## GIVEN INSTRUCTION
Copy each line that contains the string "document".

## MATERIAL
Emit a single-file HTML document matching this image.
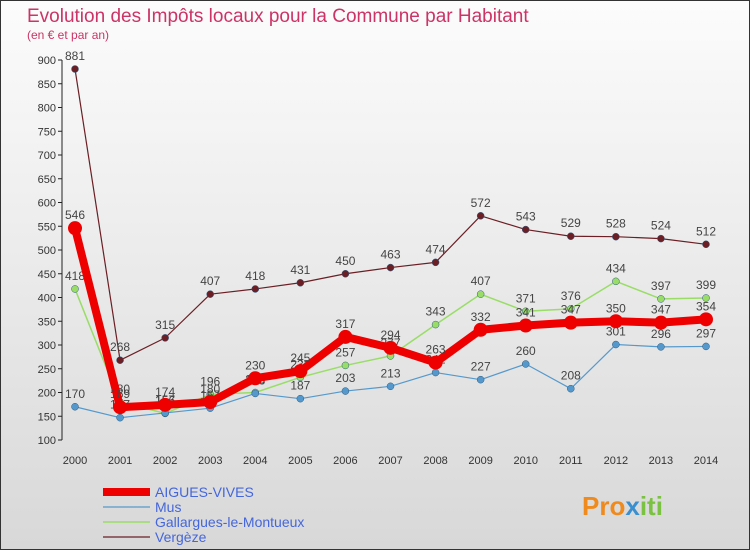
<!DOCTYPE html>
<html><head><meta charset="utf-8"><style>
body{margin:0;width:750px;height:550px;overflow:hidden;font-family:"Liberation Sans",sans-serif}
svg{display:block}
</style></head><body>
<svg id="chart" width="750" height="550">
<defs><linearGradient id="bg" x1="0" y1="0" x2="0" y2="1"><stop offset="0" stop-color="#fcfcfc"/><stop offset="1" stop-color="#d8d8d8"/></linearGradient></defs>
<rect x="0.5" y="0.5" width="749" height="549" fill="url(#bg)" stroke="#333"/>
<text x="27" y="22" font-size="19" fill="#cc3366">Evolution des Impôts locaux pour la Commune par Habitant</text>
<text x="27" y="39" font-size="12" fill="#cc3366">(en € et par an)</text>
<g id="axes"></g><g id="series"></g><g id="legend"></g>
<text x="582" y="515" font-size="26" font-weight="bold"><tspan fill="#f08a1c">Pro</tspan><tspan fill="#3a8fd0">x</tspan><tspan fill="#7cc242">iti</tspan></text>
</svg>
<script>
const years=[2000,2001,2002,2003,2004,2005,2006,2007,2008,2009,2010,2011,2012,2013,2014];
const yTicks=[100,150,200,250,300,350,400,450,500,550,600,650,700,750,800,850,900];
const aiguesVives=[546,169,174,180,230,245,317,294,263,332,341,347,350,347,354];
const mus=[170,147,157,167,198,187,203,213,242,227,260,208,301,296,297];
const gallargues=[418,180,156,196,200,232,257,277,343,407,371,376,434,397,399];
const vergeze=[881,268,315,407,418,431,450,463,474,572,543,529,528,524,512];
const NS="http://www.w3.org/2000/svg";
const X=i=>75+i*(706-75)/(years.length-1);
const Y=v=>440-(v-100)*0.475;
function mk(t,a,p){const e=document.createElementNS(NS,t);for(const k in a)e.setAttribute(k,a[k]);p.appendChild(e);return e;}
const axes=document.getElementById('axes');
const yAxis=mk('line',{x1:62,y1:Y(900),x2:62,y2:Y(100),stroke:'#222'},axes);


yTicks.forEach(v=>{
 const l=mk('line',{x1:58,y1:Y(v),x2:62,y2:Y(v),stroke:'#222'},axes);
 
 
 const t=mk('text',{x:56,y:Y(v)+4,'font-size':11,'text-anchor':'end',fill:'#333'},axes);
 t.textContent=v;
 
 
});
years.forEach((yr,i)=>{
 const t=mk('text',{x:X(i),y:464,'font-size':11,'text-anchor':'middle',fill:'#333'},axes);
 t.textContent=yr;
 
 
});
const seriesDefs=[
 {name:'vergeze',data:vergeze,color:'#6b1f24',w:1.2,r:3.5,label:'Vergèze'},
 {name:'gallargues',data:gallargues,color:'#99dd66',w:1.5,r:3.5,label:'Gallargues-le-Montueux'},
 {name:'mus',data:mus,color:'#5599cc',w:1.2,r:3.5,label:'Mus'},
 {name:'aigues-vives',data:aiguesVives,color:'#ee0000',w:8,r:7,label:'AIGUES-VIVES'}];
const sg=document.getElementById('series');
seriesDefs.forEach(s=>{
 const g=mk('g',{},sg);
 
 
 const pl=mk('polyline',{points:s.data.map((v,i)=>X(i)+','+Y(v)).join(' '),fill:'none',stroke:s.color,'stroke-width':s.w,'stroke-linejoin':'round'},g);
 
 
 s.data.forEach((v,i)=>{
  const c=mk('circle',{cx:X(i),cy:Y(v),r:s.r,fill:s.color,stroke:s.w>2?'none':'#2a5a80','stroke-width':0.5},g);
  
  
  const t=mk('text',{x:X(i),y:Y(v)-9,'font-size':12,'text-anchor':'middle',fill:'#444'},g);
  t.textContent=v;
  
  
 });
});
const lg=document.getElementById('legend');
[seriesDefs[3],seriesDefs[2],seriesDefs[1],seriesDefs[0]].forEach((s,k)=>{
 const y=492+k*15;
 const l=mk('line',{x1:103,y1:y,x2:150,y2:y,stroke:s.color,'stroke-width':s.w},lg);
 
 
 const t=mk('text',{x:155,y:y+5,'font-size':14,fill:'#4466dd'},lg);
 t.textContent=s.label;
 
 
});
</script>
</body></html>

## FINISHED EXERCISE
Emit a single-file HTML document matching this image.
function mk(t,a,p){const e=document.createElementNS(NS,t);for(const k in a)e.setAttribute(k,a[k]);p.appendChild(e);return e;}
const axes=document.getElementById('axes');
const sg=document.getElementById('series');
const lg=document.getElementById('legend');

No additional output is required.